Voltage and Power Delivery


  • Voltage: Operates at around 400 volts

  • Power Delivery: Limited to lower power levels due to the lower voltage, which affects charging speed and powertrain performance.


  • Voltage: Operates at around 800 volts.

  • Power Delivery: Higher voltage allows for greater power delivery, leading to faster charging times and potentially higher powertrain efficiency.

Charging speed


  • Charging Speed: Typically supports charging speeds up to around 150 kW with the most advanced chargers. Although Tesla have 250 kW superchargers.

  • Infrastructure: More widespread availability of compatible charging stations.


  • Charging Speed: Can support charging speeds up to 350 kW, significantly reducing charging time.

  • Infrastructure: The number of ultra-rapid chargers (offering speeds up to 350 kW) in the UK is rapidly increasing but still in the minority compared to lower speed chargers.

Efficiency and Performance


  • Efficiency: Generally less efficient at higher power outputs due to increased resistive losses.

  • Performance: Suitable for most consumer needs but may not match the performance and efficiency of 800V systems at high power levels.


  • Efficiency: Higher efficiency due to reduced current for the same power output, leading to lower resistive losses.

  • Performance: Enhanced performance, especially in high-power applications, making it ideal for high-performance EVs.

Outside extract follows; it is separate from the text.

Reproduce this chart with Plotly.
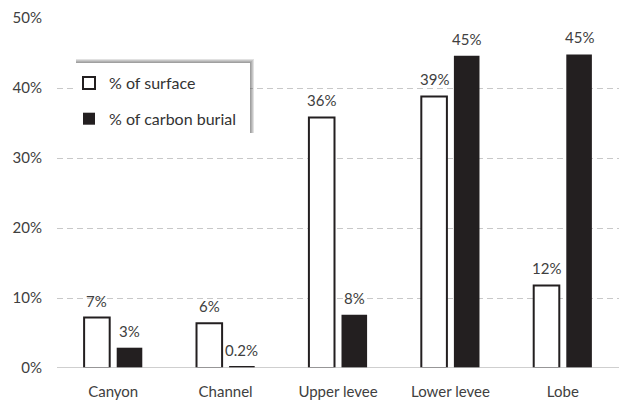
import plotly.graph_objects as go

# Share of seafloor surface vs. share of organic carbon burial per depositional setting
categories = ["Canyon", "Channel", "Upper levee", "Lower levee", "Lobe"]
surface_pct = [7.2, 6.4, 35.8, 38.8, 11.8]
burial_pct = [2.9, 0.2, 7.6, 44.6, 44.8]
y_ticks = [0, 10, 20, 30, 40, 50]
y_tick_labels = ["0%", "10%", "20%", "30%", "40%", "50%"]

FONT = "Lato, 'Open Sans', sans-serif"
TEXT_COLOR = "#404040"
DARK = "#231f20"
AXIS_GREY = "#bfbfbf"

BARGAP = 0.42
GROUPGAP = 0.215

# plot-area geometry in pixels (used to place the legend box and its shadow)
PL, PT, PW, PH = 57, 18, 562, 350


def px_x(x):
    return (x - PL) / PW


def px_y(y):
    return (PT + PH - y) / PH


def fmt(v):
    return f"{v:.0f}%" if v >= 1 else f"{v:.1f}%"


fig = go.Figure()
fig.add_trace(go.Bar(
    x=categories, y=surface_pct, name="% of surface", legendgroup="a",
    marker=dict(color="white", line=dict(color=DARK, width=2)),
))
fig.add_trace(go.Bar(
    x=categories, y=burial_pct, name="% of carbon burial", legendgroup="b",
    marker=dict(color=DARK, line=dict(width=0)),
))

# value labels above each bar
offset = (1 - BARGAP) / 4
annotations = []
for i, (s, b) in enumerate(zip(surface_pct, burial_pct)):
    for x, v in ((i - offset, s), (i + offset, b)):
        annotations.append(dict(
            x=x, y=v, xref="x", yref="y", text=fmt(v), showarrow=False,
            yanchor="middle", yshift=17,
            font=dict(family=FONT, size=15, color=TEXT_COLOR),
        ))

# legend panel: soft shadow cast up/right, then the white box itself
BOX_L, BOX_R, BOX_T, BOX_B = 73, 250, 63, 136
shapes = []
for k in range(4):
    shapes.append(dict(
        type="rect", xref="paper", yref="paper", layer="above",
        x0=px_x(BOX_L + 3), x1=px_x(BOX_R + 1 + k),
        y0=px_y(BOX_B - 3), y1=px_y(BOX_T - 1 - k),
        fillcolor="rgba(70,70,70,0.16)", line=dict(width=0),
    ))
shapes.append(dict(
    type="rect", xref="paper", yref="paper", layer="above",
    x0=px_x(BOX_L), x1=px_x(BOX_R), y0=px_y(BOX_B), y1=px_y(BOX_T),
    fillcolor="white", line=dict(width=0),
))
# baseline drawn over the bars
shapes.append(dict(
    type="line", xref="paper", yref="y", layer="above",
    x0=0, x1=1, y0=0, y1=0, line=dict(color=AXIS_GREY, width=1.5),
))

fig.update_layout(
    width=619, height=400,
    margin=dict(l=PL, r=619 - PL - PW, t=PT, b=400 - PT - PH),
    paper_bgcolor="white", plot_bgcolor="white",
    barmode="group", bargap=BARGAP, bargroupgap=GROUPGAP,
    font=dict(family=FONT, size=15, color=TEXT_COLOR),
    showlegend=True,
    legend=dict(
        x=px_x(BOX_L - 4), y=px_y(BOX_T + 3), xanchor="left", yanchor="top",
        bgcolor="rgba(0,0,0,0)", borderwidth=0, tracegroupgap=12,
        font=dict(family=FONT, size=16, color="#333333"),
        itemwidth=30,
    ),
    annotations=annotations,
    shapes=shapes,
    xaxis=dict(
        showgrid=False, showline=False, ticks="",
        tickfont=dict(family=FONT, size=15, color=TEXT_COLOR),
        ticklabelstandoff=13,
    ),
    yaxis=dict(
        range=[0, 50], tickvals=y_ticks, ticktext=y_tick_labels,
        showgrid=True, gridcolor="#c8c8c8", gridwidth=1, griddash="6px,4px",
        zeroline=False, showline=False, ticks="",
        tickfont=dict(family=FONT, size=15, color=TEXT_COLOR),
        ticklabelstandoff=14,
    ),
)

fig.write_html("out.html")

Blue Kia EV6 electric car on cobbled city street

Kia EV6 has 800V architecture

Advantages and disadvantages of the systems


  • Lower cost of components and vehicles

  • Mature and reliable technology

  • Provides performance characteristics that outperform ICE-powered alternatives

  • Unable to take advantage of Ultra-rapid up to 350 kW public charging stations

  • Less efficient at high power outputs


  • Faster charging times when using Ultra-rapid chargers

  • Exceptional performance capability

  • Future proofing as high-power charging infrastructure expands

  • Higher costs of components and vehicles

  • Fewer ultra-rapid charging stations available

Future Trends and Considerations

  • Infrastructure Development: As the EV market grows, the availability of 800V charging stations is expected to increase, making 800V systems more practical for a wider range of drivers.
  • Vehicle Development: More manufacturers are expected to adopt 800V systems, especially for high-performance and luxury EVs. However, 400V systems will continue to be used in many mass-market EVs.
  • Cost Reduction: Advances in technology and increased production volumes are likely to reduce the cost differential between 400V and 800V systems over time.


Choosing between a 400V and an 800V EV architecture depends on various factors, including your driving habits, access to charging infrastructure, and performance expectations.

While 400V systems remain practical and cost-effective for many drivers - and the majority of EVs out today are based on 400V, 800V systems offer significant advantages in charging speed and efficiency, making them an attractive option for those looking for peak performance and future-proof EVs.

If you're a driver with access to home or workplace charging then the need for such ultra-rapid charging is a requirement for only the very few hyper-mileage drivers.